On Behalf of | Oct 21, 2021 | Criminal Defense

In Pennsylvania, as in many other states, cash bail may be necessary for those arrested and charged with a crime. If someone does not want to await their court date while in state custody, they will likely need to pay the court a certain amount of money set by the judge who arraigned them for their charges. How much they have to pay depends on their criminal background and the current charges.

The point of bail is to compel someone to return for their court proceedings when they face criminal charges. The money serves as a deposit. Releasing them from state custody on bail requires that they return for court if they want to recoup the amount paid in bail.

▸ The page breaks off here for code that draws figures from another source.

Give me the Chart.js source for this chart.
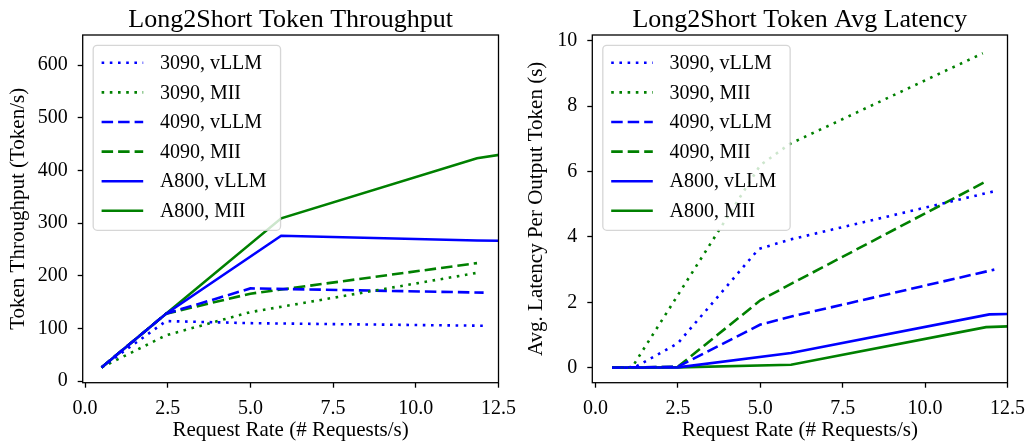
<!DOCTYPE html>
<html>
<head>
<meta charset="utf-8">
<script src="https://cdn.jsdelivr.net/npm/chart.js@4.4.0/dist/chart.umd.min.js"></script>
<style>
  body { margin: 0; background: #fff; width: 1034px; height: 444px; position: relative; overflow: hidden; }
  canvas { position: absolute; top: 0; }
  #tpChart { left: 0; }
  #latChart { left: 518px; }
</style>
</head>
<body>
<canvas id="tpChart" width="525" height="444"></canvas>
<canvas id="latChart" width="516" height="444"></canvas>
<script>
// Namen der Reihen (Reihenfolge wie in der Legende)
const seriesNames = ['3090, vLLM', '3090, MII', '4090, vLLM', '4090, MII', 'A800, vLLM', 'A800, MII'];

// Achsenbeschriftungen
const xTicks = [0, 2.5, 5, 7.5, 10, 12.5];
const tpTicks = [0, 100, 200, 300, 400, 500, 600];
const latTicks = [0, 2, 4, 6, 8, 10];

// Durchsatz (Token/s) je Request Rate
const tpRate3090vllm = [0.5, 2.45, 5.0, 12.15];
const tpVal3090vllm = [26, 114, 110, 105];
const tpRate3090mii = [0.5, 2.45, 5.0, 11.9];
const tpVal3090mii = [26, 87, 131, 206];
const tpRate4090vllm = [0.5, 2.45, 5.0, 12.05];
const tpVal4090vllm = [26, 128, 176, 168];
const tpRate4090mii = [0.5, 2.45, 5.0, 11.85];
const tpVal4090mii = [26, 128, 166, 224];
const tpRateA800vllm = [0.5, 2.45, 5.93, 11.85, 13];
const tpValA800vllm = [26, 128, 276, 267, 266];
const tpRateA800mii = [0.5, 2.45, 5.93, 11.85, 13];
const tpValA800mii = [26, 128, 309, 423, 434];

// Latenz pro Output-Token (s) je Request Rate
const latRate3090vllm = [0.5, 1.2, 2.5, 4.95, 5.9, 12.15];
const latVal3090vllm = [0.0, 0.02, 0.75, 3.63, 3.92, 5.41];
const latRate3090mii = [0.5, 1.1, 5.0, 5.9, 11.75];
const latVal3090mii = [0.0, 0.0, 6.2, 6.85, 9.62];
const latRate4090vllm = [0.5, 2.5, 5.0, 6.0, 12.1];
const latVal4090vllm = [0.0, 0.03, 1.32, 1.58, 3.0];
const latRate4090mii = [0.5, 2.5, 5.0, 6.0, 11.85];
const latVal4090mii = [0.0, 0.03, 2.06, 2.6, 5.7];
const latRateA800vllm = [0.5, 2.5, 5.93, 11.95, 13];
const latValA800vllm = [0.0, 0.01, 0.45, 1.63, 1.65];
const latRateA800mii = [0.5, 2.5, 5.93, 11.85, 13];
const latValA800mii = [0.0, 0.01, 0.09, 1.24, 1.28];

// Stil der Linien
const lineColors = ['#0000ff', '#008000', '#0000ff', '#008000', '#0000ff', '#008000'];
const lineDashes = [[2.6, 5.6], [2.6, 5.6], [11.5, 5], [11.5, 5], [], []];

const serif = "'Liberation Serif', 'Times New Roman', serif";

// Datensätze aus den Arrays bauen
function makeSets(rates, values) {
    return seriesNames.map((name, i) => ({
        label: name,
        data: rates[i].map((r, j) => ({ x: r, y: values[i][j] })),
        borderColor: lineColors[i],
        borderDash: lineDashes[i],
        borderWidth: 2.6,
        borderCapStyle: 'butt',
        pointRadius: 0,
        tension: 0,
        fill: false,
        clip: 0
    }));
}

// Titel über der Zeichenfläche, Rahmen und Legende oben links
const frameAndLegend = {
    id: 'frameAndLegend',
    afterDatasetsDraw(chart, args, opts) {
        const ctx = chart.ctx;
        const a = chart.chartArea;
        ctx.save();

        // Titel mittig über der Zeichenfläche
        ctx.font = '26px ' + serif;
        ctx.fillStyle = '#000';
        ctx.textAlign = 'center';
        ctx.textBaseline = 'alphabetic';
        ctx.fillText(opts.title, (a.left + a.right) / 2, 26.5);

        ctx.setLineDash([]);
        ctx.strokeStyle = '#000';
        ctx.lineWidth = 1.3;
        ctx.strokeRect(a.left, a.top, a.right - a.left, a.bottom - a.top);

        ctx.font = '20px ' + serif;
        const sets = chart.data.datasets;
        const textW = Math.max(...sets.map(d => ctx.measureText(d.label).width));
        const bx = a.left + 10.5;
        const by = a.top + 10.3;
        const bw = 66.7 + textW + 14;
        const bh = 185;
        ctx.beginPath();
        ctx.roundRect(bx, by, bw, bh, 4);
        ctx.fillStyle = 'rgba(255,255,255,0.8)';
        ctx.fill();
        ctx.strokeStyle = 'rgba(204,204,204,0.8)';
        ctx.lineWidth = 1.3;
        ctx.stroke();

        sets.forEach((d, i) => {
            const cy = by + 17.5 + i * 29.6;
            ctx.beginPath();
            ctx.setLineDash(d.borderDash);
            ctx.lineCap = 'butt';
            ctx.strokeStyle = d.borderColor;
            ctx.lineWidth = d.borderWidth;
            ctx.moveTo(bx + 8.4, cy);
            ctx.lineTo(bx + 50, cy);
            ctx.stroke();
            ctx.setLineDash([]);
            ctx.fillStyle = '#000';
            ctx.textAlign = 'left';
            ctx.textBaseline = 'middle';
            ctx.fillText(d.label, bx + 66.7, cy + 1);
        });
        ctx.restore();
    }
};

function buildChart(id, cfg) {
    const ctx = document.getElementById(id).getContext('2d');
    return new Chart(ctx, {
        type: 'line',
        data: { datasets: cfg.datasets },
        plugins: [frameAndLegend],
        options: {
            responsive: false,
            animation: false,
            devicePixelRatio: 1,
            layout: { padding: { left: 0, right: cfg.padRight, top: 35, bottom: 0 } },
            plugins: {
                legend: { display: false },
                tooltip: { enabled: false },
                title: { display: false },
                frameAndLegend: { title: cfg.title }
            },
            scales: {
                x: {
                    type: 'linear',
                    min: cfg.xMin,
                    max: 12.5,
                    afterBuildTicks: s => { s.ticks = xTicks.map(v => ({ value: v })); },
                    afterFit: s => { s.height = 61.3; },
                    ticks: {
                        color: '#000',
                        font: { family: serif, size: 20 },
                        padding: 9,
                        maxRotation: 0,
                        callback: v => v.toFixed(1)
                    },
                    grid: { drawOnChartArea: false, drawTicks: true, tickLength: 5, tickWidth: 1.3, tickColor: '#000' },
                    border: { display: false },
                    title: {
                        display: true,
                        text: 'Request Rate (# Requests/s)',
                        color: '#000',
                        font: { family: serif, size: 21 },
                        padding: { top: 0, bottom: 1 }
                    }
                },
                y: {
                    type: 'linear',
                    min: cfg.yMin,
                    max: cfg.yMax,
                    afterBuildTicks: s => { s.ticks = cfg.yTicks.map(v => ({ value: v })); },
                    afterFit: s => { s.width = cfg.yWidth; },
                    ticks: {
                        color: '#000',
                        font: { family: serif, size: 20 },
                        padding: 10,
                        callback: v => String(v)
                    },
                    grid: { drawOnChartArea: false, drawTicks: true, tickLength: 5, tickWidth: 1.3, tickColor: '#000' },
                    border: { display: false },
                    title: {
                        display: true,
                        text: cfg.yTitle,
                        color: '#000',
                        font: { family: serif, size: 21 },
                        padding: { top: 6, bottom: 0 }
                    }
                }
            }
        }
    });
}

buildChart('tpChart', {
    title: 'Long2Short Token Throughput',
    yTitle: 'Token Throughput (Token/s)',
    datasets: makeSets(
        [tpRate3090vllm, tpRate3090mii, tpRate4090vllm, tpRate4090mii, tpRateA800vllm, tpRateA800mii],
        [tpVal3090vllm, tpVal3090mii, tpVal4090vllm, tpVal4090mii, tpValA800vllm, tpValA800mii]
    ),
    xMin: -0.07,
    yMin: -3,
    yMax: 657,
    yTicks: tpTicks,
    yWidth: 82.7,
    padRight: 18
});

buildChart('latChart', {
    title: 'Long2Short Token Avg Latency',
    yTitle: 'Avg. Latency Per Output Token (s)',
    datasets: makeSets(
        [latRate3090vllm, latRate3090mii, latRate4090vllm, latRate4090mii, latRateA800vllm, latRateA800mii],
        [latVal3090vllm, latVal3090mii, latVal4090vllm, latVal4090mii, latValA800vllm, latValA800mii]
    ),
    xMin: -0.1,
    yMin: -0.46,
    yMax: 10.18,
    yTicks: latTicks,
    yWidth: 74.3,
    padRight: 17.3
});
</script>
</body>
</html>
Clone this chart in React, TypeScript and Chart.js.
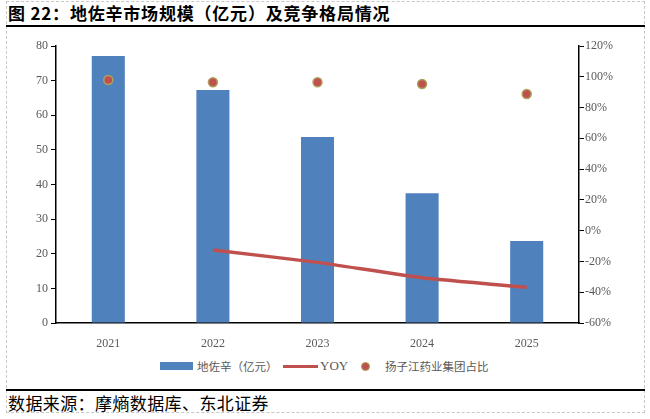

Reform activists in Pennsylvania and elsewhere have worked to put an end to this system to make the criminal justice system more fair and equitable.

Why is the cash bail system under scrutiny?

The obvious issue with the cash bail system is that it puts an unfair burden on those who live paycheck-to-paycheck or who support their families.

Wealthy individuals can easily afford cash bail amounts, while those without savings or major assets may have no choice but to sit in state custody for weeks or even months while waiting for their day in court. They forgo any income they might have earned during that time and could rack up substantial expenses while in state custody.

Being able to afford cash bail says nothing about whether a defendant will present themselves for trial as ordered in arraignment.

What is the alternative to requiring cash bail?

When a judge releases someone without requiring cash bail, they released that person on their personal recognizance. Essentially, the judge expects that the person will arrive for their day in court because of their ties to the community, like a family or a job. Especially when the crime is not a violent one, forgoing cash bond may reduce the burden on the defendant in the case.

Understanding what happens after an arrest and how the courts will approach the release of someone accused of a nonviolent offense can help you secure your own release or assist a loved one after an arrest.